Grocery employees at the Bend Fred Meyer also filed a decertification petition, but that election, too, won’t take place until a union unfair labor practice charge is settled; there the union alleges that Fred Meyer restricted union rep access to members and forbade employees from engaging in pro-union discussions while working.

NLRB Regional Director Richard Ahearn said the agency has not yet determined whether any of the unfair labor practice charges have merit, but is in the process of investigation.

Meantime, in The Dalles, non-food employees at the Fred Meyer store have been seeking a first contract since November 2007, when they voted overwhelmingly to be represented by Local 555. Grocery workers in The Dalles are members of the union.

Local 555 staff are being cautious in talking with the press because of a clause in the contracts that commits the union not to take any action to depart from the “good faith working relationship” it has with its employers. The contract also says the union won’t be a party to, instigate, or support harassment of any employer through any type of corporate campaign, and won’t strike or use “other economic weapons” to settle disagreements about how to interpret the contract — including informational picketing, and unfair or Do Not Patronize listings of central labor councils.

UFCW Local 1439, in Spokane, Washington, has no such muzzle. Local 1439 has mounted an aggressive publicity campaign all the way to Portland, and even as far as Alaska and Idaho, to protest what they call a heartless policy — firing cashiers for honest cash handling mistakes, often for trivial amounts.

Local 1439 organizer Rick Chase said a contract clause gives management the right to do that, but was never used that way until recently. Chase says over a dozen Fred Meyer cashiers have been fired in the Northwest, many of them longtime employees. The union is publicizing the cases, putting the message “Fred Meyer is just wrong” on billboards, bus benches, and bus ads; in fliers mailed to 300,000 homes from Alaska to Medford, Oregon, and Boise, Idaho; and online at yourgroceryworkers.com. And Local 1439 has targeted Fred Meyer offices with teams of picketers.

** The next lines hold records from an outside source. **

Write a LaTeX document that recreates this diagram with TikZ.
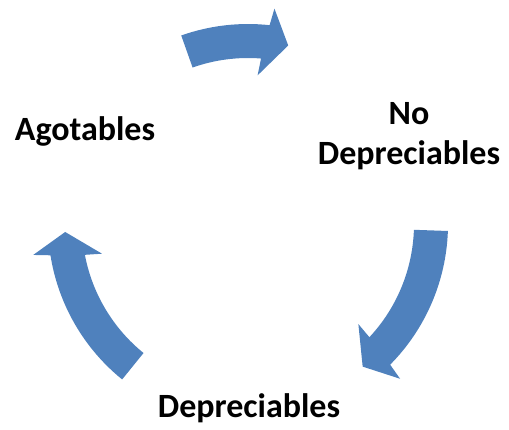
\documentclass[tikz,border=0pt]{standalone}
\usepackage{fontspec}
\setmainfont{Carlito}
\definecolor{cycblue}{RGB}{79,129,189}
\newcommand\CycArrow[2]{%
  \pgfmathsetmacro\ao{#2+6.5}%
  \pgfmathsetmacro\ai{#2+8.2}%
  \pgfmathsetmacro\co{#2+5.7}%
  \pgfmathsetmacro\ci{#2+9}%
  \fill[arrowfill] (#1:200pt) arc[start angle=#1, end angle=\ao, radius=200pt]
    -- (\co:217pt) -- (#2:183pt) -- (\ci:149pt) -- (\ai:166pt)
    arc[start angle=\ai, end angle=#1, radius=166pt] -- cycle;}
\tikzset{
  arrowfill/.style={fill=cycblue},
  lbl/.style={font=\fontsize{34}{40}\selectfont\bfseries, inner sep=0pt, text=black, align=center}
}
\begin{document}
\begin{tikzpicture}[x=1pt,y=1pt]
\useasboundingbox (0,0) rectangle (509,-429);
\begin{scope}[shift={(248,-224)}]
  \CycArrow{109.5}{77.3}
  \CycArrow{-2}{-51.2}
  \CycArrow{231}{182.5}
\end{scope}
\node[lbl, anchor=base] (agot) at (85,-140) {Agotables};
\node[lbl, anchor=base] (dep) at (249,-417) {Depreciables};
\node[lbl, anchor=center] (nodep) at (409,-136) {No\\Depreciables};
\end{tikzpicture}
\end{document}
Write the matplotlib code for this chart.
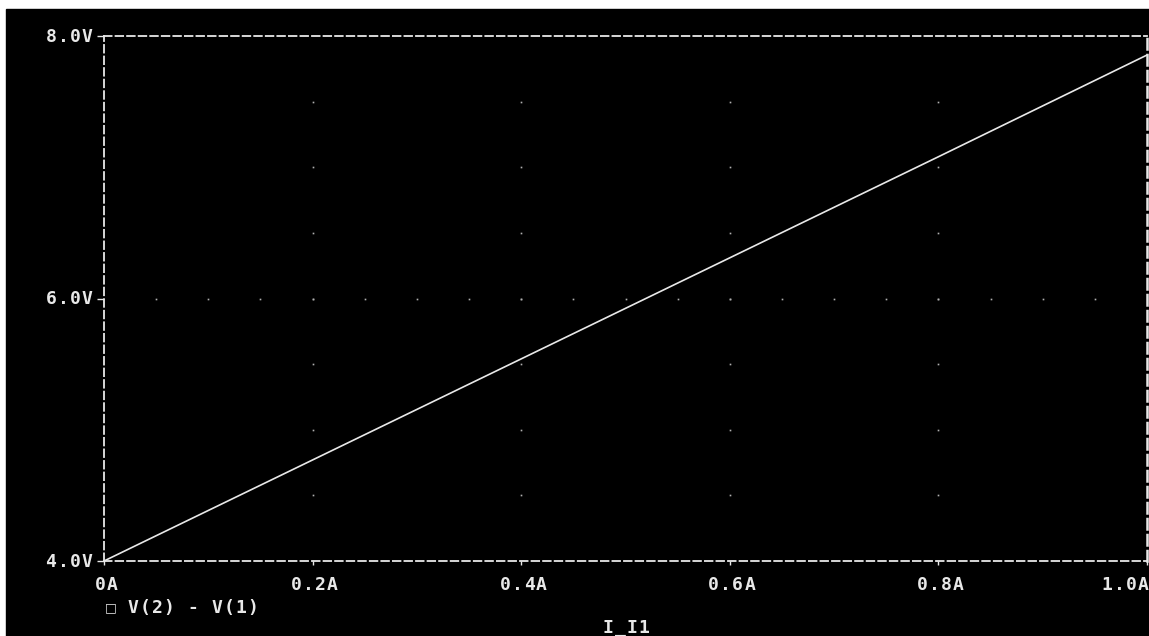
import numpy as np
import matplotlib.pyplot as plt
from matplotlib.patches import Rectangle
from matplotlib.transforms import offset_copy, blended_transform_factory

# Дані
current = [0.0, 0.2, 0.4, 0.6, 0.8, 1.0]          # A
voltage = [4.0, 4.77, 5.54, 6.31, 7.08, 7.855]    # V(2) - V(1)

x_ticks = [0.0, 0.2, 0.4, 0.6, 0.8, 1.0]
x_labels = ['0A', '0.2A', '0.4A', '0.6A', '0.8A', '1.0A']
y_ticks = [4.0, 6.0, 8.0]
y_labels = ['4.0V', '6.0V', '8.0V']

fg = '#e8e8e8'
font = dict(family='DejaVu Sans Mono', weight='bold', size=13, color=fg)
STEP = 12 * 0.72  # крок символу 12 px, у пунктах


def spaced(fig, trans, x, y, s, align='center', dx=0, dy=0):
    # піксельний шрифт PSpice має широкий крок — ставимо кожен символ окремо
    n = len(s)
    for i, ch in enumerate(s):
        if align == 'center':
            off = (i - (n - 1) / 2) * STEP
        elif align == 'right':
            off = -(n - 1 - i) * STEP
        else:
            off = i * STEP
        t = offset_copy(trans, fig=fig, x=off + dx, y=dy, units='points')
        fig.text(x, y, ch, transform=t, ha='center', va='center', fontdict=font)


fig = plt.figure(figsize=(11.49, 6.36), dpi=100, facecolor='white')
# чорне поле (білі смуги зверху і зліва як на скріншоті)
fig.patches.append(Rectangle((6 / 1149, 0), 1, 1 - 9 / 636,
                             transform=fig.transFigure, color='black', zorder=-10))

ax = fig.add_axes([104 / 1149, 75 / 636, 1043 / 1149, 525 / 636])
ax.set_facecolor('black')
ax.set_xlim(0, 1)
ax.set_ylim(4, 8)

# пунктирна рамка
for s in ax.spines.values():
    s.set_color(fg)
    s.set_linewidth(1.3)
    s.set_linestyle((0, (4.2, 2.2)))
ax.spines['right'].set_linewidth(1.8)

# точкова сітка
gx = np.arange(0.05, 1.0, 0.05)
ax.plot(gx, np.full_like(gx, 6.0), ls='none', marker='s', ms=1.2, color='#b0b0b0', mec='none')
gy = np.arange(4.5, 8.0, 0.5)
for xv in x_ticks[1:-1]:
    ax.plot(np.full_like(gy, xv), gy, ls='none', marker='s', ms=1.2, color='#b0b0b0', mec='none')

# крива
ax.plot(current, voltage, color=fg, lw=1.2, clip_on=False)

ax.set_xticks(x_ticks)
ax.set_yticks(y_ticks)
ax.set_xticklabels([])
ax.set_yticklabels([])
ax.tick_params(axis='x', colors=fg, length=3, width=1, direction='out')
ax.tick_params(axis='y', colors=fg, length=5, width=1, direction='out')

# підписи поділок
xt = blended_transform_factory(ax.transData, ax.transAxes)
for xv, lab in zip(x_ticks, x_labels):
    if xv == x_ticks[-1]:
        spaced(fig, xt, xv, 0, lab, align='right', dx=-4 * 0.72, dy=-24 * 0.72)
    else:
        spaced(fig, xt, xv, 0, lab, align='center', dx=2 * 0.72, dy=-24 * 0.72)
yt = blended_transform_factory(ax.transAxes, ax.transData)
for yv, lab in zip(y_ticks, y_labels):
    spaced(fig, yt, 0, yv, lab, align='right', dx=-17 * 0.72, dy=-1 * 0.72)

# легенда та підпис осі
fig.text(110.5 / 1149, 1 - 607.5 / 636, '\u25a1', fontdict=dict(family='DejaVu Sans', size=9, color=fg),
         va='center', ha='center')
spaced(fig, fig.transFigure, 133 / 1149, 1 - 608 / 636, 'V(2) - V(1)', align='left')
spaced(fig, fig.transFigure, 626 / 1149, 1 - 628 / 636, 'I_I1', align='center')

plt.savefig('out.png', dpi=100, facecolor=fig.get_facecolor())
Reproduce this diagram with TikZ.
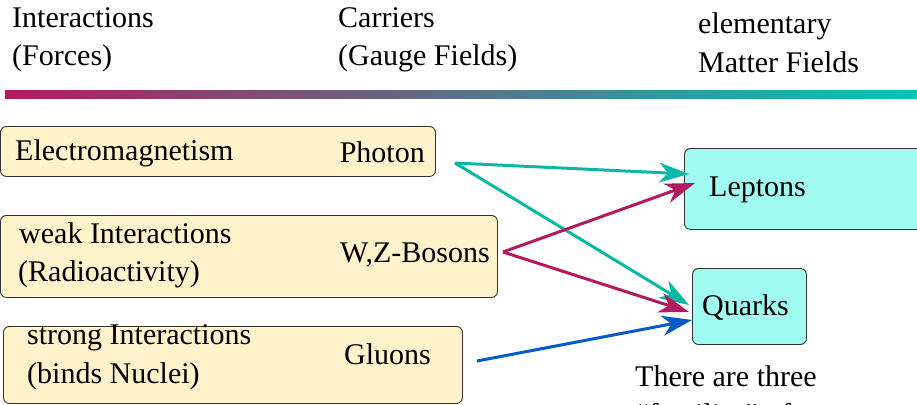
\documentclass[tikz,border=0pt]{standalone}
\usepackage{fontspec}
\setmainfont{Liberation Serif}
\usetikzlibrary{arrows.meta}
\definecolor{boxyellow}{RGB}{255,243,204}
\definecolor{boxcyan}{RGB}{160,252,240}
\definecolor{tealc}{RGB}{10,185,165}
\definecolor{magc}{RGB}{178,28,95}
\definecolor{bluec}{RGB}{8,90,200}
\definecolor{barmid}{RGB}{105,110,140}
\definecolor{barright}{RGB}{0,200,182}
\tikzset{
  ybox/.style={draw=black!80, line width=0.9pt, fill=boxyellow, rounded corners=6pt, inner sep=0pt, anchor=north west},
  cbox/.style={draw=black!80, line width=0.9pt, fill=boxcyan, rounded corners=6pt, inner sep=0pt, anchor=north west},
  txt/.style={anchor=base west, inner sep=0pt, font=\fontsize{30}{36}\selectfont},
  txtr/.style={anchor=base east, inner sep=0pt, font=\fontsize{30}{36}\selectfont},
  conn/.style={line width=3pt, -{Stealth[length=30pt,width=20pt,inset=9pt]}},
}
\begin{document}
\begin{tikzpicture}[x=1pt,y=-1pt]
\useasboundingbox (0,0) rectangle (917,404);
\clip (0,0) rectangle (917,404);
% header
\node[txt] (h1a) at (12,28) {Interactions};
\node[txt] (h1b) at (12,66) {(Forces)};
\node[txt] (h2a) at (338,28) {Carriers};
\node[txt] (h2b) at (338,66) {(Gauge Fields)};
\node[txt] (h3a) at (698,34) {elementary};
\node[txt] (h3b) at (698,72) {Matter Fields};
\shade[left color=magc, middle color=barmid, right color=barright] (5,90) rectangle (917,98);
% boxes
\node[ybox, minimum width=435pt, minimum height=50pt] (em) at (0,126) {};
\node[ybox, minimum width=497pt, minimum height=82pt] (weak) at (0,215) {};
\node[ybox, minimum width=459pt, minimum height=77pt] (strong) at (3,326) {};
\node[cbox, minimum width=240pt, minimum height=81pt] (lep) at (684,148) {};
\node[cbox, minimum width=114pt, minimum height=76pt] (qua) at (692,268) {};
% texts
\node[txt] (t1) at (15,160) {Electromagnetism};
\node[txtr] (t2) at (425,162) {Photon};
\node[txt] (t3) at (19,243) {weak Interactions};
\node[txt] (t4) at (18,281) {(Radioactivity)};
\node[txtr] (t5) at (490,262) {W,Z-Bosons};
\node[txt] (t6) at (27,344) {strong Interactions};
\node[txt] (t7) at (27,383) {(binds Nuclei)};
\node[txtr] (t8) at (431,364) {Gluons};
\node[txt] (t9) at (709,196) {Leptons};
\node[txt] (t10) at (702,315) {Quarks};
\node[txt] (t11) at (635,386) {There are three};
\node[txt] (t12) at (635,424) {“families” of};
% connector endpoints
\coordinate (pS) at (455,163);
\coordinate (wS) at (503,252);
\coordinate (gS) at (477,361);
\coordinate (lA) at (689,174);
\coordinate (lB) at (695,183);
\coordinate (qA) at (689,305);
\coordinate (qB) at (689,312);
\coordinate (qC) at (692,320);
\draw[conn, tealc] (pS) -- (lA);
\draw[conn, tealc] (pS) -- (qA);
\draw[conn, magc] (wS) -- (lB);
\draw[conn, magc] (wS) -- (qB);
\draw[conn, bluec] (gS) -- (qC);
\end{tikzpicture}
\end{document}
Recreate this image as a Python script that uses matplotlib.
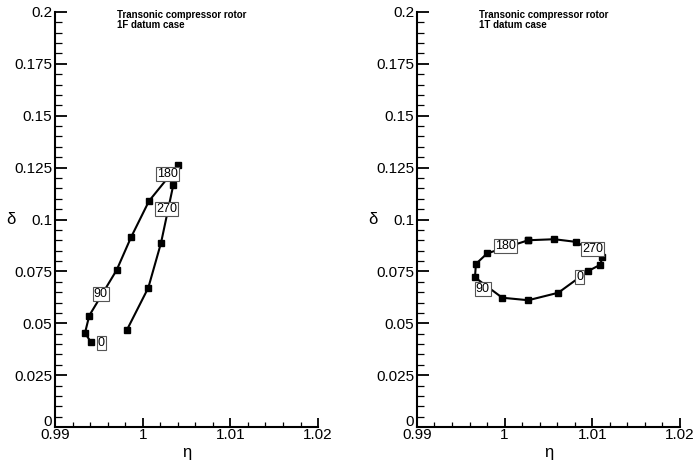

“We cannot let hard-working people get fired for an honest mistake,” Chase told the Labor Press.

Building trades union representatives have also been picketing Portland-area Fred Meyer stores to protest the decision by parent company Kroger not to use union contractors on a series of local store remodels.

The Harrison Electrical Workers Trust Fund, which administers health coverage for members of Portland-based IBEW Local 48, is preparing to drop Kroger Prescription Plan as its pharmacy benefits manager.

Negotiations on the three multi-employer contracts in Portland and Bend have not reached the stage of calling in a federal mediator. Technically, either side could give 14 days’ notice to terminate the contract extensions, but neither side is yet talking about calling off negotiations, terminating the contract, or calling a strike or lockout.

In 1994, Portland-area Fred Meyer employees struck for 87 days, and management at Safeway, Albertsons and other union grocers locked out their own union members in a show of employer solidarity. That employer tactic would be less effective today, because the Oregon Legislature passed a law in 2007 giving locked-out workers in multi-employer disputes the right to collect unemployment benefits.